DIRECTION
Go through the listing and set it down exactly, leaving out its pictures.

DATA PROVIDED
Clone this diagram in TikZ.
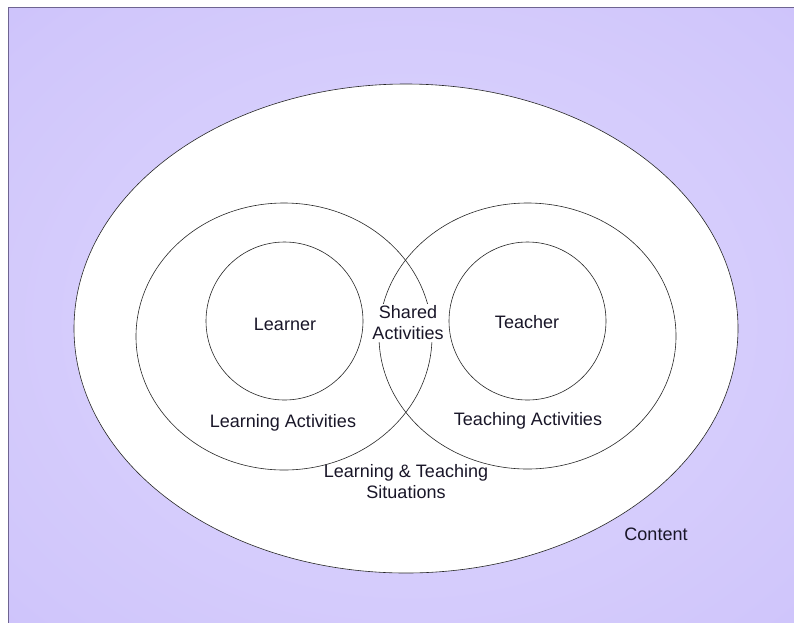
\documentclass[tikz,border=0pt]{standalone}
\usepackage{fontspec}
\setmainfont{Liberation Sans}
\usetikzlibrary{shapes.geometric}
\definecolor{lav}{RGB}{197,185,249}
\definecolor{lavmid}{RGB}{208,198,251}
\definecolor{lavlight}{RGB}{222,215,253}
\definecolor{framecol}{RGB}{110,100,145}
\definecolor{inkcol}{RGB}{25,22,40}
\pgfdeclareradialshading{bgshade}{\pgfpointorigin}{color(0bp)=(lavlight); color(32bp)=(lavmid); color(48bp)=(lav)}
\begin{document}
\begin{tikzpicture}[x=1pt,y=-1pt,
  ring/.style={ellipse, draw=black!85, line width=0.6pt, inner sep=0pt},
  lbl/.style={font=\fontsize{18}{21}\selectfont, text=inkcol, align=center, inner sep=1pt}]
\useasboundingbox (0,0) rectangle (794,622);
\fill[white] (0,0) rectangle (794,622);
\begin{scope}
  \clip (0,0) rectangle (794,622);
  \shade[shading=bgshade] (8,7) rectangle (810,640);
  \draw[framecol, line width=1pt] (810,7) -- (8,7) -- (8,640);
\end{scope}
% rings
\node[ring, fill=white, minimum width=664, minimum height=489] (content) at (406,328.5) {};
\node[ring, minimum width=296, minimum height=267] (lact) at (284,336.5) {};
\node[ring, minimum width=297, minimum height=266] (tact) at (527.5,336) {};
\node[ring, minimum width=157, minimum height=158] (lrn) at (284.5,321) {};
\node[ring, minimum width=157, minimum height=158] (tch) at (527.5,321) {};
% labels
\node[lbl, anchor=base] (learner) at (285,330) {Learner};
\node[lbl, anchor=base] (teacher) at (527,328) {Teacher};
\node[lbl, fill=white, inner sep=2pt] (shared) at (408,323) {Shared\\Activities};
\node[lbl, anchor=base] (lacttext) at (283,427) {Learning Activities};
\node[lbl, anchor=base] (tacttext) at (528,425) {Teaching Activities};
\node[lbl] (situ) at (406,482) {Learning \& Teaching\\Situations};
\node[lbl, anchor=base] (contenttext) at (656,540) {Content};
\end{tikzpicture}
\end{document}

OUTPUT FOR THIS EXERCISE
Clone this diagram in TikZ.
\documentclass[tikz,border=0pt]{standalone}
\usepackage{fontspec}
\setmainfont{Liberation Sans}
\usetikzlibrary{shapes.geometric}
\definecolor{lav}{RGB}{197,185,249}
\definecolor{lavmid}{RGB}{208,198,251}
\definecolor{lavlight}{RGB}{222,215,253}
\definecolor{framecol}{RGB}{110,100,145}
\definecolor{inkcol}{RGB}{25,22,40}
\pgfdeclareradialshading{bgshade}{\pgfpointorigin}{color(0bp)=(lavlight); color(32bp)=(lavmid); color(48bp)=(lav)}
\begin{document}
\begin{tikzpicture}[x=1pt,y=-1pt,
  ring/.style={ellipse, draw=black!85, line width=0.6pt, inner sep=0pt},
  lbl/.style={font=\fontsize{18}{21}\selectfont, text=inkcol, align=center, inner sep=1pt}]
\useasboundingbox (0,0) rectangle (794,622);
\fill[white] (0,0) rectangle (794,622);
\begin{scope}
  \clip (0,0) rectangle (794,622);
  \shade[shading=bgshade] (8,7) rectangle (810,640);
  \draw[framecol, line width=1pt] (810,7) -- (8,7) -- (8,640);
\end{scope}
% rings
\node[ring, fill=white, minimum width=664, minimum height=489] (content) at (406,328.5) {};
\node[ring, minimum width=296, minimum height=267] (lact) at (284,336.5) {};
\node[ring, minimum width=297, minimum height=266] (tact) at (527.5,336) {};
\node[ring, minimum width=157, minimum height=158] (lrn) at (284.5,321) {};
\node[ring, minimum width=157, minimum height=158] (tch) at (527.5,321) {};
% labels
\node[lbl, anchor=base] (learner) at (285,330) {Learner};
\node[lbl, anchor=base] (teacher) at (527,328) {Teacher};
\node[lbl, fill=white, inner sep=2pt] (shared) at (408,323) {Shared\\Activities};
\node[lbl, anchor=base] (lacttext) at (283,427) {Learning Activities};
\node[lbl, anchor=base] (tacttext) at (528,425) {Teaching Activities};
\node[lbl] (situ) at (406,482) {Learning \& Teaching\\Situations};
\node[lbl, anchor=base] (contenttext) at (656,540) {Content};
\end{tikzpicture}
\end{document}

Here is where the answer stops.